The group said Sri Lanka has a long history of failing to provide justice and redress to victims of human rights violations.
The statement came hours after President Gotabaya Rajapaksa pledged an impartial and transparent inquiry into the shooting, which was the first by security forces during weeks of protests and reignited widespread demonstrations across the Indian Ocean island nation.
The shooting occurred in Rambukkana, 90 kilometers (55 miles) northeast of the capital, Colombo. Police said the demonstrators were blocking railway tracks and roads and ignored police warnings to disperse. Police also said protesters threw rocks at them.
The calls for an investigation came as Parliament on Thursday observed a minute of silence in memory of more than 260 people killed in 2019 in Islamic State group-inspired suicide bomb attacks on churches and tourist hotels.
Archbishop of Colombo Cardinal Malcolm Ranjith, at a multi-religious memorial service in Colombo, reiterated his criticism of what he called the government's lack of interest in uncovering those whose alleged inaction contributed to the attacks.
Ranjith has urged authorities to investigate possible links between the attackers and some members of the state intelligence service after reports that they knew at least one of the attackers and had met with him.
Protesters who have camped outside the office of Sri Lanka’s president for 13 days demanding his resignation also offered alms to Buddhist and Christian clergy in memory of the dead.
Much of the anger expressed in weeks of growing protests has been directed at Rajapaksa and his elder brother, Prime Minister Mahinda Rajapaksa, who head an influential clan that has been in power for most of the past two decades. Five other family members are lawmakers, three of whom resigned as Cabinet ministers two weeks ago.
Sri Lanka is on the brink of bankruptcy, with nearly $7 billion of its total $25 billion in foreign debt due for repayment this year. A severe shortage of foreign exchange means the country lacks money to buy imported goods.
Sri Lankans have endured months of shortages of essentials such as food, cooking gas, fuel and medicine, lining up for hours to buy the limited stocks available. Fuel prices have risen several times in recent months, resulting in sharp increases in transport costs and prices of other goods. There was another round of increases earlier this week.

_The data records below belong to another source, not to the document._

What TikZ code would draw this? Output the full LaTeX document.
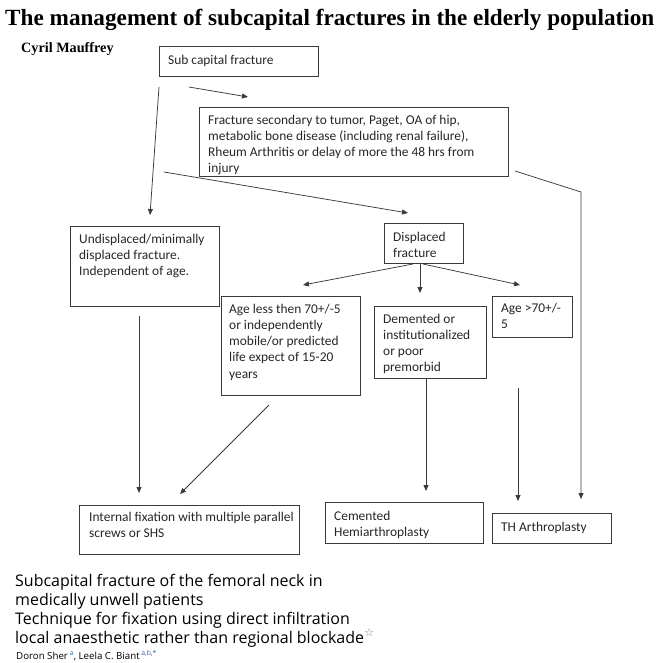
\documentclass[tikz,border=0pt]{standalone}
\usepackage{fontspec}
\setmainfont{Liberation Serif}
\newfontfamily\boxfont{Carlito}
\newfontfamily\botfont{Open Sans}
\newfontfamily\symfont{DejaVu Sans}
\usetikzlibrary{arrows.meta}
\definecolor{ln}{HTML}{3A3A3A}
\definecolor{supblue}{HTML}{2B5FA6}
\begin{document}
\begin{tikzpicture}[x=1pt,y=-1pt,
  boxst/.style={draw=ln,line width=0.8pt,anchor=north west,inner sep=0pt},
  txt/.style={anchor=north west,inner sep=0pt,align=left,text=black!85,font=\boxfont\fontsize{13.4}{16.3}\selectfont},
  conn/.style={draw=ln,line width=0.75pt,-{Triangle[length=6pt,width=5pt]}}
]
\useasboundingbox (0,0) rectangle (662,663);
% boxes: \bx{name}{x1}{y1}{x2}{y2}{textx}{first line centre}{text}
\newcommand{\bx}[8]{%
  \node[boxst,minimum width=#4-#2,minimum height=#5-#3] (#1) at (#2,#3) {};
  \node[txt] (#1t) at (#6,#7-7.6) {\strut #8};
}
\bx{b1}{159}{46}{318}{76}{168}{60}{Sub capital fracture}
\bx{b2}{199}{107}{508}{176}{208}{120}{Fracture secondary to tumor, Paget, OA of hip,\\metabolic bone disease (including renal failure),\\Rheum Arthritis or delay of more the 48 hrs from\\injury}
\bx{b3}{70}{226}{219}{306}{79}{239}{Undisplaced/minimally\\displaced fracture.\\Independent of age.}
\bx{b4}{384}{223}{463}{263}{393}{237}{Displaced\\fracture}
\bx{b5}{221}{296}{360}{395}{229}{309}{Age less then 70+/-5\\or independently\\mobile/or predicted\\life expect of 15-20\\years}
\bx{b6}{374}{306}{486}{378}{383}{319}{Demented or\\institutionalized\\or poor\\premorbid}
\bx{b7}{492}{296}{572}{337}{501}{308}{Age >70+/-\\5}
\bx{b8}{79}{505}{299}{554}{89}{517}{Internal fixation with multiple parallel\\screws or SHS}
\bx{b9}{325}{502}{483}{543}{334}{516}{Cemented\\Hemiarthroplasty}
\bx{b10}{492}{513}{611}{543}{501}{527}{TH Arthroplasty}
% titles
\node[anchor=base west,inner sep=0pt,font=\bfseries\fontsize{23.2}{26}\selectfont] (title) at (5,26) {The management of subcapital fractures in the elderly population};
\node[anchor=base west,inner sep=0pt,font=\bfseries\fontsize{14.2}{17}\selectfont] (author) at (21,53) {Cyril Mauffrey};
% bottom text
\node[anchor=north west,inner sep=0pt,align=left,font=\botfont\fontsize{16}{19}\selectfont] (ref) at (15,572.7) {\strut Subcapital fracture of the femoral neck in\\medically unwell patients\\Technique for fixation using direct infiltration\\local anaesthetic rather than regional blockade\textsuperscript{\symfont\color{gray}☆}};
\node[anchor=base west,inner sep=0pt,font=\botfont\fontsize{9.7}{11}\selectfont] (refauth) at (16,659) {Doron Sher\,\textsuperscript{\color{supblue}a}, Leela C. Biant\,\textsuperscript{\color{supblue}a,b,*}};
% connector coordinates
\coordinate (a1s) at (189,87); \coordinate (a1e) at (248,97);
\coordinate (a2s) at (159,87); \coordinate (a2e) at (150,215);
\coordinate (a3s) at (164,172); \coordinate (a3e) at (408,213);
\coordinate (a4s) at (515,171); \coordinate (a4m) at (581,192); \coordinate (a4e) at (581,499);
\coordinate (a5s) at (413,264); \coordinate (a5e) at (303,285);
\coordinate (a6s) at (420,264); \coordinate (a6e) at (420,293);
\coordinate (a7s) at (423,264); \coordinate (a7e) at (520,285);
\coordinate (a8s) at (139,316); \coordinate (a8e) at (139,493);
\coordinate (a9s) at (269,405); \coordinate (a9e) at (180,494);
\coordinate (a10s) at (426,378); \coordinate (a10e) at (426,491);
\coordinate (a11s) at (518,388); \coordinate (a11e) at (518,501);
\draw[conn] (a1s) -- (a1e);
\draw[conn] (a2s) -- (a2e);
\draw[conn] (a3s) -- (a3e);
\draw[conn] (a4s) -- (a4m) -- (a4e);
\draw[conn] (a5s) -- (a5e);
\draw[conn] (a6s) -- (a6e);
\draw[conn] (a7s) -- (a7e);
\draw[conn] (a8s) -- (a8e);
\draw[conn] (a9s) -- (a9e);
\draw[conn] (a10s) -- (a10e);
\draw[conn] (a11s) -- (a11e);
\end{tikzpicture}
\end{document}
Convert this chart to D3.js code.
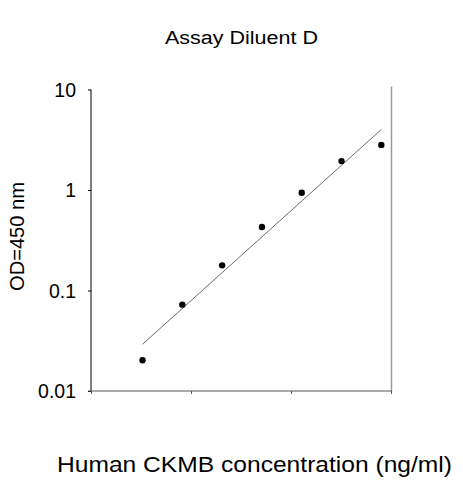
<!DOCTYPE html>
<html>
<head>
<meta charset="utf-8">
<script src="https://cdn.jsdelivr.net/npm/d3@7"></script>
<style>
  body { margin: 0; background: #fff; }
  text { font-family: Arial, "Liberation Sans", sans-serif; fill: #000; }
</style>
</head>
<body>
<div id="chart"></div>
<script>
const concentrations = [3.2768, 8.192, 20.48, 51.2, 128, 320, 800];
const odValues = [0.0202, 0.0723, 0.178, 0.428, 0.938, 1.94, 2.81];
const fitX = [3.2768, 800];
const fitY = [0.0292, 4.0];
const xTicks = [1, 10, 100, 1000];
const yTicks = [0.01, 0.1, 1, 10];
const yTickLabels = ["0.01", "0.1", "1", "10"];

const w = 463;
const h = 480;
const plotLeft = 91, plotRight = 391, plotTop = 89.5, plotBottom = 391;

let svg = d3.select("#chart")
    .append("svg")
    .attr("width", w)
    .attr("height", h);

const x = d3.scaleLog().domain([1, 1000]).range([plotLeft, plotRight]);
const y = d3.scaleLog().domain([0.01, 10]).range([plotBottom, plotTop]);

// right border
svg.append("line")
    .attr("x1", plotRight + 0.5).attr("x2", plotRight + 0.5)
    .attr("y1", plotTop - 3).attr("y2", plotBottom)
    .attr("stroke", "#9a9a9a")
    .attr("stroke-width", 1.5);

// y axis
const yAxis = d3.axisLeft(y)
    .tickValues(yTicks)
    .tickFormat((d, i) => yTickLabels[i])
    .tickSize(3)
    .tickPadding(12);

const gy = svg.append("g")
    .attr("transform", "translate(" + plotLeft + ",0)")
    .call(yAxis);
gy.select(".domain").attr("stroke", "#000").attr("d", "M0," + plotTop + "V" + plotBottom);
gy.selectAll(".tick line").attr("stroke", "#000");
gy.selectAll(".tick text")
    .style("font-size", "19.5px")
    .attr("dy", "0.35em");

// x axis (no labels)
const xAxis = d3.axisBottom(x)
    .tickValues(xTicks)
    .tickFormat("")
    .tickSize(3);

const gx = svg.append("g")
    .attr("transform", "translate(0," + plotBottom + ")")
    .call(xAxis);
gx.select(".domain").attr("stroke", "#555").attr("d", "M" + (plotLeft - 3) + ",0H" + (plotRight + 1));
gx.selectAll(".tick line").attr("stroke", "#555");

// fit line
const line = d3.line()
    .x(d => x(d[0]))
    .y(d => y(d[1]));

svg.append("path")
    .datum(fitX.map((d, i) => [d, fitY[i]]))
    .attr("d", line)
    .attr("fill", "none")
    .attr("stroke", "#444")
    .attr("stroke-width", 0.8);

// points
svg.append("g")
    .selectAll("circle")
    .data(concentrations)
    .enter()
    .append("circle")
    .attr("cx", d => x(d))
    .attr("cy", (d, i) => y(odValues[i]))
    .attr("r", 3.2)
    .attr("fill", "#000");

// title
svg.append("text")
    .attr("x", 165)
    .attr("y", 44)
    .attr("textLength", 153)
    .attr("lengthAdjust", "spacingAndGlyphs")
    .style("font-size", "18px")
    .text("Assay Diluent D");

// y label
svg.append("text")
    .attr("transform", "translate(23.5,291) rotate(-90)")
    .attr("textLength", 109)
    .attr("lengthAdjust", "spacingAndGlyphs")
    .style("font-size", "21px")
    .text("OD=450 nm");

// x label
svg.append("text")
    .attr("x", 57)
    .attr("y", 472)
    .attr("textLength", 395)
    .attr("lengthAdjust", "spacingAndGlyphs")
    .style("font-size", "22.5px")
    .text("Human CKMB concentration (ng/ml)");
</script>
</body>
</html>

The government has announced it is suspending repayment of foreign loans pending talks with the International Monetary Fund on a rescue plan.
China has pledged about $31 million in emergency aid, including 5,000 tons of rice, medicine and raw materials, Sri Lanka's Foreign Ministry said Thursday.
The ministry announced the aid after Foreign Minister Gamini Peiris met with Chinese Ambassador to Sri Lanka Qi Zhenhong. Qi earlier said China is mulling a request for $2.5 billion in economic assistance including a credit line to buy essentials and a loan.
The debt crisis is partly blamed on projects built with Chinese loans that have not made money.